The Little Spy Agency That Can
The Netherlands' spy agencies keep popping up in counterterrorism cases
A passing line about Dutch intelligence in an impressive Wall Street Journal story last week on Ukraine’s 2022 plot to blow up the Nord Stream pipelines caught my eye. And not for the first time.
Within days of Ukraine greenlighting its clandestine scheme to take out the Russian natural gas pipelines in the Baltic Sea, “the Dutch military intelligence agency MIVD learned of the plot and warned the CIA,” the Journal reported, citing “several people familiar with the Dutch report.” The Americans then tipped off Germany, the major beneficiary of the energy flow.
The Washington Post had also noted the key role of Netherland’s military intelligence agency in the probe, reporting last November that U.S. officials told Gen.
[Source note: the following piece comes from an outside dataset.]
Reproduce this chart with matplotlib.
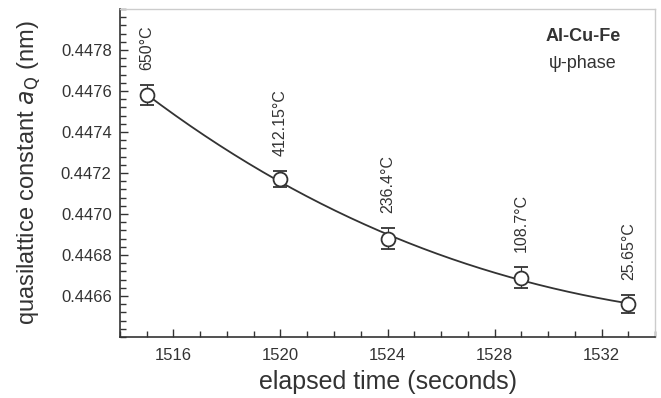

Valery Zaluzhny, Ukraine’s highest-ranking military officer, that “the United States opposed such an operation.” The Ukrainians went ahead anyway, apparently adopting the hoary adage, “better to apologize than ask permission.” But now the Netherlands will play a key role in any criminal prosecution that arises from the affair. In June, Germany issued an arrest warrant for Volodymyr Zhuravlov, a 44-year-old Ukrainian man suspected of involvement in blowing up three of the four pipelines nearly 300 deep in the sea off Denmark.
American intelligence officials who have worked with the foreign intelligence-gathering agencies of tiny Holland aren’t surprised at their reach.